When I went downstairs, my parents' "light of their hearts" daughter (which is my little sister who used to be such a chatterbox when she was younger) were discussing some trivial matter, the details of which eludes me now. They were piled up on a twin-sized bed, just lounging around and chatting without much purpose. I remember still holding a book, pulling up a chair and sitting beside the bed (because there was certainly no space for me there). I was there, but I was not there because I was lost in a book. It was some time when I noticed the silence --- it was the quiet before the storm.

In my family, we are all snorers. So you can imagine the colorful symphony my three family members made that drowsy afternoon. My first thought was to go upstairs, back to my own bed where the music of their naptime won't bother my reading. But I had one of those moments I call "angel moments" where something taps you on your brain and tells you to pay attention. And I am glad I did.

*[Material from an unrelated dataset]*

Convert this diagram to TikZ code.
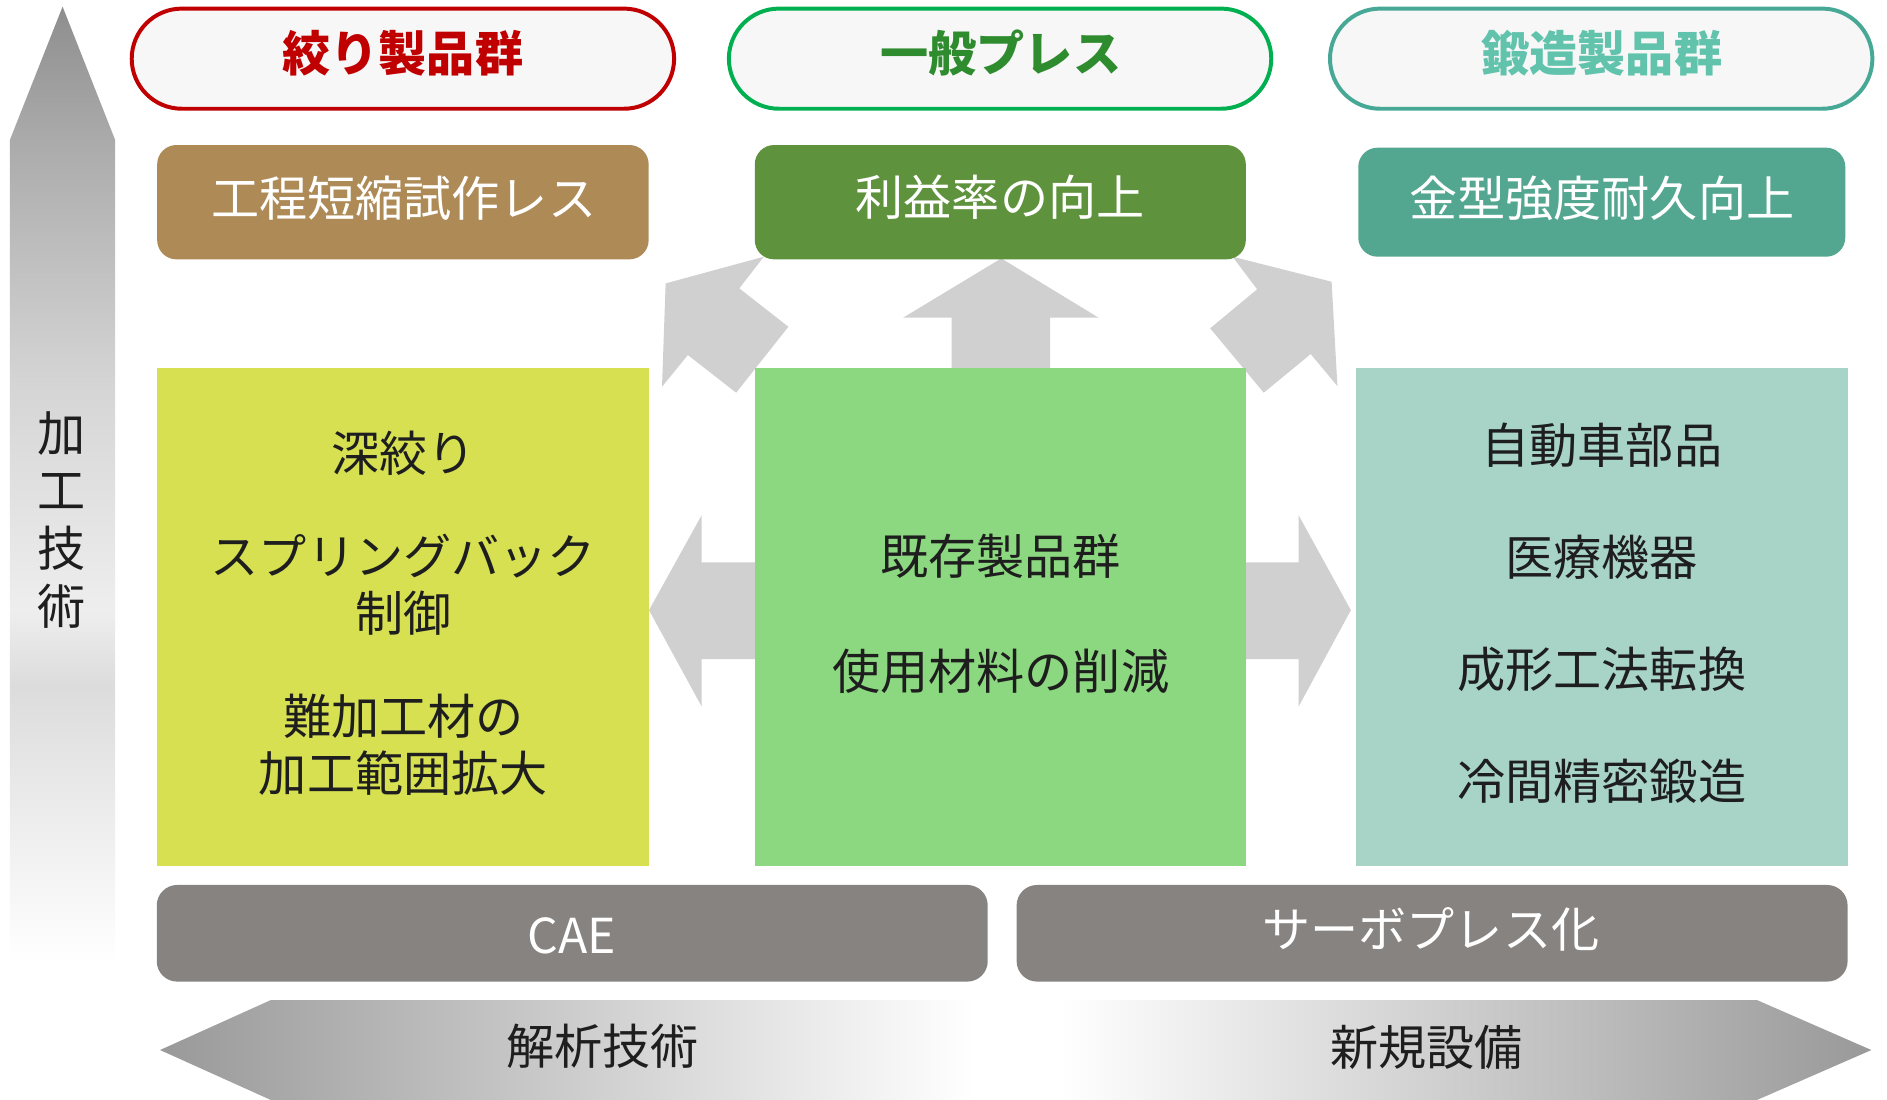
\documentclass[tikz,border=0pt]{standalone}
\usepackage{fontspec}
\setmainfont{Noto Sans CJK JP}
\definecolor{rojo}{HTML}{C00000}
\definecolor{verdeborde}{HTML}{00B050}
\definecolor{verdetexto}{HTML}{2E8B2E}
\definecolor{turquesaborde}{HTML}{47A896}
\definecolor{turquesatexto}{HTML}{62C3AD}
\definecolor{fondo}{HTML}{F7F7F7}
\definecolor{marron}{HTML}{AD8A56}
\definecolor{verdeoscuro}{HTML}{5E923C}
\definecolor{turquesa}{HTML}{53A68F}
\definecolor{amarillo}{HTML}{D6E051}
\definecolor{verdeclaro}{HTML}{8CD880}
\definecolor{turquesaclaro}{HTML}{A8D4C8}
\definecolor{grisbase}{HTML}{878381}
\definecolor{grisflecha}{HTML}{D0D0D0}
\definecolor{tinta}{HTML}{1E1E1E}
\definecolor{gv3}{HTML}{DCDCDC}
\definecolor{gv4}{HTML}{EEEEEE}
\definecolor{gv5}{HTML}{D5D5D5}
\definecolor{gv6}{HTML}{ABABAB}
\definecolor{gv7}{HTML}{8E8E8E}
\definecolor{gh}{HTML}{999999}
\pgfdeclareverticalshading{flechavertical}{100bp}{color(0bp)=(white); color(25bp)=(white); color(39.5bp)=(gv3); color(43.4bp)=(gv4); color(55.2bp)=(gv5); color(67.9bp)=(gv6); color(75bp)=(gv7); color(100bp)=(gv7)}
\pgfdeclarehorizontalshading{flechahorizontal}{100bp}{color(0bp)=(gh); color(25bp)=(gh); color(48.8bp)=(white); color(51.3bp)=(white); color(75bp)=(gh); color(100bp)=(gh)}
\tikzset{
  titulo/.style={line width=3.3pt, fill=fondo, rounded corners=41.6pt, minimum width=450.7pt, minimum height=83.2pt, inner sep=0pt},
  textotitulo/.style={font=\bfseries\fontsize{40}{48}\selectfont, text height=35pt, text depth=5pt, inner sep=0pt},
  meta/.style={rounded corners=16pt, inner sep=0pt},
  caja/.style={inner sep=0pt, minimum width=408.5pt, minimum height=413.6pt},
  base/.style={fill=grisbase, rounded corners=17pt, minimum width=690.5pt, minimum height=80.3pt, inner sep=0pt},
  texto/.style={font=\fontsize{40}{48}\selectfont, text=tinta, text height=35pt, text depth=5pt, inner sep=0pt},
  textoblanco/.style={texto, text=white},
  flecha/.style={fill=grisflecha}
}
\begin{document}
\begin{tikzpicture}[x=1pt,y=-1pt]
        \useasboundingbox (0,0) rectangle (1568,914);
        % Flecha vertical de fondo
        \shade[shading=flechavertical] (8.2,800) -- (8.2,116.3) -- (52,5.5) -- (95.7,116.3) -- (95.7,800) -- cycle;
        % Flecha doble inferior
        \shade[shading=flechahorizontal] (133,872.5) -- (225,831) -- (1460,831) -- (1555,872.5) -- (1460,914) -- (225,914) -- cycle;
        % Flechas grises entre las cajas
        \fill[flecha] (553.1,235.5) -- (634.7,213.3) -- (614.3,239.6) -- (655.1,271.5) -- (611.7,326.3) -- (571.6,295) -- (550.1,321.3) -- cycle;
        \fill[flecha] (1106.5,234.1) -- (1024.2,213.3) -- (1044.6,240.4) -- (1005.6,272.8) -- (1050.1,326.3) -- (1089.1,294.2) -- (1111.3,320.8) -- cycle;
        \fill[flecha] (790.8,306) -- (790.8,264) -- (750.4,264) -- (832,214.7) -- (912.9,264) -- (872.5,264) -- (872.5,306) -- cycle;
        \fill[flecha] (539.3,507) -- (583.1,428) -- (583.1,467.3) -- (628,467.3) -- (628,547.6) -- (583.1,547.6) -- (583.1,587.2) -- cycle;
        \fill[flecha] (1122.5,507) -- (1079,428) -- (1079,467.3) -- (1035,467.3) -- (1035,547.6) -- (1079,547.6) -- (1079,587.2) -- cycle;
        % Grupos de productos
        \node[titulo, draw=rojo] (grupo1) at (334.8,48.75) {};
        \node[titulo, draw=verdeborde] (grupo2) at (831,48.75) {};
        \node[titulo, draw=turquesaborde] (grupo3) at (1330.5,48.75) {};
        \node[textotitulo, text=rojo] (tgrupo1) at (334.8,44.3) {絞り製品群};
        \node[textotitulo, text=verdetexto] (tgrupo2) at (831.6,44.3) {一般プレス};
        \node[textotitulo, text=turquesatexto] (tgrupo3) at (1331,44.3) {鍛造製品群};
        % Objetivos
        \node[meta, fill=marron, minimum width=408.4pt, minimum height=95pt] (meta1) at (334.8,168) {};
        \node[meta, fill=verdeoscuro, minimum width=408pt, minimum height=95pt] (meta2) at (831.2,168) {};
        \node[meta, fill=turquesa, minimum width=404.7pt, minimum height=90.6pt] (meta3) at (1331,168) {};
        \node[textoblanco] (tmeta1) at (335.4,164.8) {工程短縮試作レス};
        \node[textoblanco] (tmeta2) at (831,164.3) {利益率の向上};
        \node[textoblanco] (tmeta3) at (1331,164.8) {金型強度耐久向上};
        % Cajas grandes
        \node[caja, fill=amarillo] (caja1) at (334.9,512.8) {};
        \node[caja, fill=verdeclaro] (caja2) at (831.4,512.8) {};
        \node[caja, fill=turquesaclaro] (caja3) at (1331.1,512.8) {};
        \node[texto] (c1a) at (335.2,376.7) {深絞り};
        \node[texto] (c1b) at (335.2,462.5) {スプリングバック};
        \node[texto] (c1c) at (335.2,509.6) {制御};
        \node[texto] (c1d) at (335.2,595.4) {難加工材の};
        \node[texto] (c1e) at (335.2,642.6) {加工範囲拡大};
        \node[texto] (c2a) at (831.5,462) {既存製品群};
        \node[texto] (c2b) at (831.5,558) {使用材料の削減};
        \node[texto] (c3a) at (1331,369.8) {自動車部品};
        \node[texto] (c3b) at (1331,463) {医療機器};
        \node[texto] (c3c) at (1331,556) {成形工法転換};
        \node[texto] (c3d) at (1331,649.5) {冷間精密鍛造};
        % Bases
        \node[base] (base1) at (475.5,775.5) {};
        \node[base] (base2) at (1190,775.5) {};
        \node[textoblanco] (tbase1) at (475,777.6) {CAE};
        \node[textoblanco] (tbase2) at (1189,772.6) {サーボプレス化};
        % Textos de las flechas
        \node[texto] (analisis) at (500.5,869.7) {解析技術};
        \node[texto] (equipo) at (1185.5,870) {新規設備};
        \node[font=\fontsize{40}{48.1}\selectfont, text=tinta, align=center, inner sep=0pt] (proceso) at (51.5,432) {加\\工\\技\\術};
    \end{tikzpicture}
\end{document}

10 years since then, and it is still my favorite memory of my family. I would have taken a photo, but back then, cameras were a fussy thing not found on cellphones. So I imprinted it on my mind instead. I remember thinking how lucky I am, truly. I have outstanding parents who have given me nothing but love. I have a sister who clearly adores me even if she is a pain in the neck some (most) times. But we were together, and I could not be richer and more satisfied.

I also remember thinking, someday I will lose this. And it just made me imprint the moment more desperately.

And now thinking about it, I am realizing that moment is a definitive one in my history. I am so affected by it that I can still paint it if I needed to. But there never was a need to. All I have to do is close my eyes and the image is there. Perhaps, why it affects me so much means something. Perhaps, my favorite moment on earth is trying to tell me that my purpose in life may be hidden locked in that moment and I just need to decode it.

If I could build a family as beautiful as the one in my memory, perhaps my purpose in life will be achieved.